Ainsi, les frères Coen se mettent au vert dans les Ardennes. Le visionnage de la série «Des gens bien» sur Arte nous renvoie en effet à «Fargo», «Bienvenue à Suburbicon», ou à l’éternel «Assurance sur la mort» de Billy Wilder. Créée par Stéphane Bergmans, Benjamin d'Aoust et Matthieu Donck, trio derrière la série «La Trève» sur Netflix, «Des gens bien» est une plongée tragicomique au cœur de ces vies esseulées de Belgique. Lucas Meister et Bérangère McNeese interprètent un tandem à la fois marginal, allumé et touchant. Pantins impuissants d’un système qui se nourrit de la moelle de ses fidèles, leur rédemption sera immorale, tendre, burlesque et absurde.
Cette petite bourgade des Ardennes belges devient le théâtre d’un drame à la portée contemporaine et universelle. Le tragique de nos sociétés capitalistes se mêle à une critique du catholicisme, aux films noirs hollywoodien et au phrasé fleuri de la Belgique et ses effluves de flamands. L’occasion, aussi, d’un voyage hors du temps dans le cadre majestueux des Ardennes et son parfum forestier de «Twin Peaks». Si l’écriture de la série est pleine de stéréotypes et de second-degré, c’est pour mieux asseoir le socle de sa caricature. «Des gens bien» ne manquera d’ailleurs pas de déclencher un rire sensible et empathique pour ses quotidiens reculés et les choix de ses personnages, qu’ils soient religieux, professionnels, existentiels.

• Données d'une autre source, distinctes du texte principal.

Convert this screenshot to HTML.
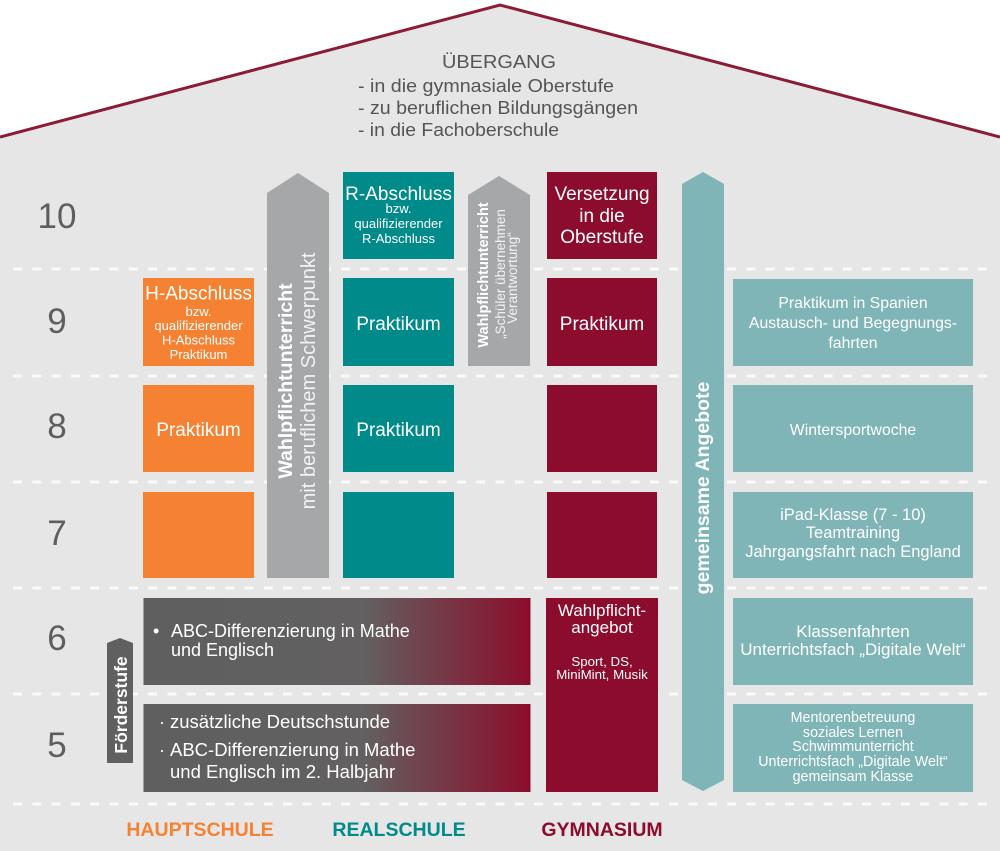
<!DOCTYPE html>
<html><head><meta charset="utf-8"><style>
html,body{margin:0;padding:0;background:#fff;}
svg{display:block;}
text{font-family:"Liberation Sans",Arial,sans-serif;}
</style></head><body>
<svg width="1000" height="851" viewBox="0 0 1000 851" xmlns="http://www.w3.org/2000/svg">
<defs>
<linearGradient id="gr" x1="0" y1="0" x2="1" y2="0">
<stop offset="0" stop-color="#5f5f5f"/>
<stop offset="0.57" stop-color="#626060"/>
<stop offset="1" stop-color="#8b0d2b"/>
</linearGradient>
</defs>
<rect width="1000" height="851" fill="#fff"/>
<polygon points="0,137 500,5 1000,137 1000,851 0,851" fill="#e6e6e6"/>
<polyline points="0,137 500,5 1000,137" fill="none" stroke="#8c1c36" stroke-width="3"/>

<text x="499" y="68" text-anchor="middle" font-size="18" fill="#555" textLength="114" lengthAdjust="spacingAndGlyphs">ÜBERGANG</text>
<text x="358" y="92" font-size="18" fill="#555" textLength="256" lengthAdjust="spacingAndGlyphs">- in die gymnasiale Oberstufe</text>
<text x="358" y="114" font-size="18" fill="#555" textLength="280" lengthAdjust="spacingAndGlyphs">- zu beruflichen Bildungsgängen</text>
<text x="358" y="136" font-size="18" fill="#555" textLength="201" lengthAdjust="spacingAndGlyphs">- in die Fachoberschule</text>

<g stroke="#fafafa" stroke-width="3" stroke-dasharray="9 10.3">
<line x1="13" y1="269" x2="987" y2="269"/>
<line x1="13" y1="376" x2="987" y2="376"/>
<line x1="13" y1="482" x2="987" y2="482"/>
<line x1="13" y1="588" x2="987" y2="588"/>
<line x1="13" y1="694" x2="987" y2="694"/>
<line x1="13" y1="804" x2="987" y2="804"/>
</g>

<g font-size="35" fill="#5e5e5e" text-anchor="middle">
<text x="57" y="228">10</text>
<text x="57" y="333">9</text>
<text x="57" y="438">8</text>
<text x="57" y="545">7</text>
<text x="57" y="650">6</text>
<text x="57" y="757">5</text>
</g>

<!-- Hauptschule -->
<rect x="143" y="278" width="111" height="88" fill="#f58233"/>
<rect x="143" y="385" width="111" height="87" fill="#f58233"/>
<rect x="143" y="492" width="111" height="86" fill="#f58233"/>
<g fill="#fff" text-anchor="middle">
<text x="198.5" y="299.5" font-size="19">H-Abschluss</text>
<text x="198.5" y="316" font-size="13">bzw.</text>
<text x="198.5" y="330" font-size="13">qualifizierender</text>
<text x="198.5" y="344.5" font-size="13">H-Abschluss</text>
<text x="198.5" y="359" font-size="13">Praktikum</text>
<text x="198.5" y="436" font-size="19">Praktikum</text>
</g>

<!-- big gray arrow -->
<polygon points="267,193 298,173 329,193 329,578 267,578" fill="#a6a7a9"/>
<text transform="translate(292,381) rotate(-90)" text-anchor="middle" font-size="19.5" font-weight="bold" fill="#fff">Wahlpflichtunterricht</text>
<text transform="translate(315,381) rotate(-90)" text-anchor="middle" font-size="20" fill="#f2f2f2">mit beruflichem Schwerpunkt</text>

<!-- Realschule -->
<rect x="343" y="172" width="111" height="87" fill="#008a8a"/>
<rect x="343" y="278" width="111" height="88" fill="#008a8a"/>
<rect x="343" y="385" width="111" height="87" fill="#008a8a"/>
<rect x="343" y="492" width="111" height="86" fill="#008a8a"/>
<g fill="#fff" text-anchor="middle">
<text x="398.5" y="200" font-size="19">R-Abschluss</text>
<text x="398.5" y="213" font-size="13">bzw.</text>
<text x="398.5" y="228" font-size="13">qualifizierender</text>
<text x="398.5" y="243" font-size="13">R-Abschluss</text>
<text x="398.5" y="330" font-size="19">Praktikum</text>
<text x="398.5" y="436" font-size="19">Praktikum</text>
</g>

<!-- small gray arrow -->
<polygon points="468,195 499,176 530,195 530,366 468,366" fill="#a6a7a9"/>
<text transform="translate(488,275) rotate(-90)" text-anchor="middle" font-size="14.5" font-weight="bold" fill="#fff">Wahlpflichtunterricht</text>
<text transform="translate(505,274) rotate(-90)" text-anchor="middle" font-size="13.5" fill="#f2f2f2">„Schüler übernehmen</text>
<text transform="translate(517,278) rotate(-90)" text-anchor="middle" font-size="13.5" fill="#f2f2f2">Verantwortung“</text>

<!-- Gymnasium -->
<rect x="547" y="172" width="110" height="87" fill="#8b0c2c"/>
<rect x="547" y="278" width="110" height="88" fill="#8b0c2c"/>
<rect x="547" y="385" width="110" height="87" fill="#8b0c2c"/>
<rect x="547" y="492" width="110" height="86" fill="#8b0c2c"/>
<rect x="546" y="598" width="112" height="194" fill="#8b0c2c"/>
<g fill="#fff" text-anchor="middle">
<text x="602" y="200" font-size="19">Versetzung</text>
<text x="602" y="222" font-size="19">in die</text>
<text x="602" y="243" font-size="19">Oberstufe</text>
<text x="602" y="330" font-size="19">Praktikum</text>
<text x="602" y="616" font-size="17">Wahlpflicht-</text>
<text x="602" y="633" font-size="17">angebot</text>
<text x="602" y="666" font-size="13.3">Sport, DS,</text>
<text x="602" y="679" font-size="13.3">MiniMint, Musik</text>
</g>

<!-- gradient rows -->
<rect x="143.5" y="598" width="387" height="87" fill="url(#gr)"/>
<rect x="143.5" y="704" width="387" height="88" fill="url(#gr)"/>
<g fill="#fff">
<text x="153" y="637" font-size="18">•</text>
<text x="171" y="637" font-size="18">ABC-Differenzierung in Mathe</text>
<text x="171" y="656" font-size="18">und Englisch</text>
<text x="159" y="728" font-size="18">·</text>
<text x="170" y="728" font-size="18.5">zusätzliche Deutschstunde</text>
<text x="159" y="756" font-size="18">·</text>
<text x="170" y="756" font-size="18.5">ABC-Differenzierung in Mathe</text>
<text x="170" y="778" font-size="18.5">und Englisch im 2. Halbjahr</text>
</g>

<!-- Förderstufe -->
<polygon points="107,643 120,638 133,643 133,763 107,763" fill="#606060"/>
<text transform="translate(127,705) rotate(-90)" text-anchor="middle" font-size="17.5" font-weight="bold" fill="#fff">Förderstufe</text>

<!-- gemeinsame Angebote arrow -->
<polygon points="682,184 703,172 724,184 724,780 703,791 682,780" fill="#7fb5b6"/>
<text transform="translate(709,488) rotate(-90)" text-anchor="middle" font-size="19.5" font-weight="bold" fill="#fff">gemeinsame Angebote</text>

<!-- right boxes -->
<rect x="733" y="279" width="240" height="87" fill="#7fb5b6"/>
<rect x="733" y="385" width="240" height="87" fill="#7fb5b6"/>
<rect x="733" y="492" width="240" height="86" fill="#7fb5b6"/>
<rect x="733" y="598" width="240" height="87" fill="#7fb5b6"/>
<rect x="733" y="704" width="240" height="88" fill="#7fb5b6"/>
<g fill="#fff" text-anchor="middle">
<text x="853" y="308" font-size="15.8">Praktikum in Spanien</text>
<text x="853" y="328" font-size="15.8">Austausch- und Begegnungs-</text>
<text x="853" y="348" font-size="15.8">fahrten</text>
<text x="853" y="435" font-size="15.8">Wintersportwoche</text>
<text x="853" y="520" font-size="16.5">iPad-Klasse (7 - 10)</text>
<text x="853" y="538" font-size="16.5">Teamtraining</text>
<text x="853" y="557" font-size="16.5">Jahrgangsfahrt nach England</text>
<text x="853" y="637" font-size="17">Klassenfahrten</text>
<text x="853" y="655" font-size="17">Unterrichtsfach „Digitale Welt“</text>
<text x="853" y="722" font-size="14.3">Mentorenbetreuung</text>
<text x="853" y="737" font-size="14.3">soziales Lernen</text>
<text x="853" y="751" font-size="14.3">Schwimmunterricht</text>
<text x="853" y="766" font-size="14.3">Unterrichtsfach „Digitale Welt“</text>
<text x="853" y="781" font-size="14.3">gemeinsam Klasse</text>
</g>

<!-- bottom labels -->
<g font-size="19.5" font-weight="bold" text-anchor="middle">
<text x="200" y="836" fill="#f58233">HAUPTSCHULE</text>
<text x="399" y="836" fill="#008a8a">REALSCHULE</text>
<text x="602" y="836" fill="#8b0c2c">GYMNASIUM</text>
</g>
</svg>
</body></html>
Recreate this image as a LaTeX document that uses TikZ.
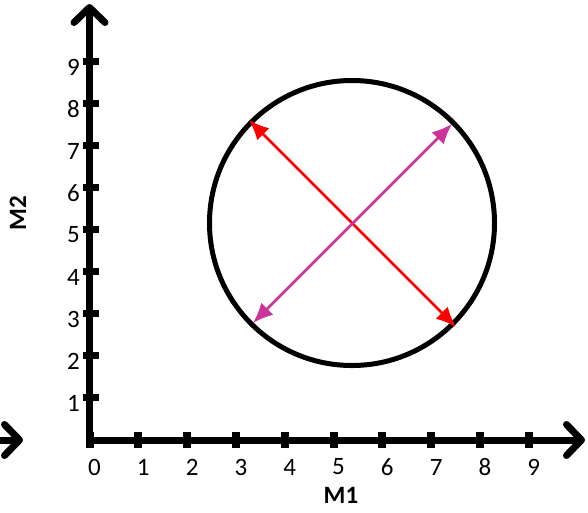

Coproduit par la RTBF et Arte, «Des gens bien» permettra aussi de recroiser les formidables, et trop rares, Dominique Pinon, Jean-Francois Gallotte, India Hair ou encore Peter Van Den Begin et François Damien. Malgré quelques longueurs, c'est vrai, les 6 épisodes de cette mini-série offriront un sous-texte déluré et une promenade bigrement cinéphile pour conter, avec humour et ambivalence, la vie des gens bien.
4/5 ★
Sur Arte les jeudis 13 et 20 avril à 20h55. La saison 1 est déjà disponible en intégralité sur Arte.tv.
Bande-annonce de «Des gens bien»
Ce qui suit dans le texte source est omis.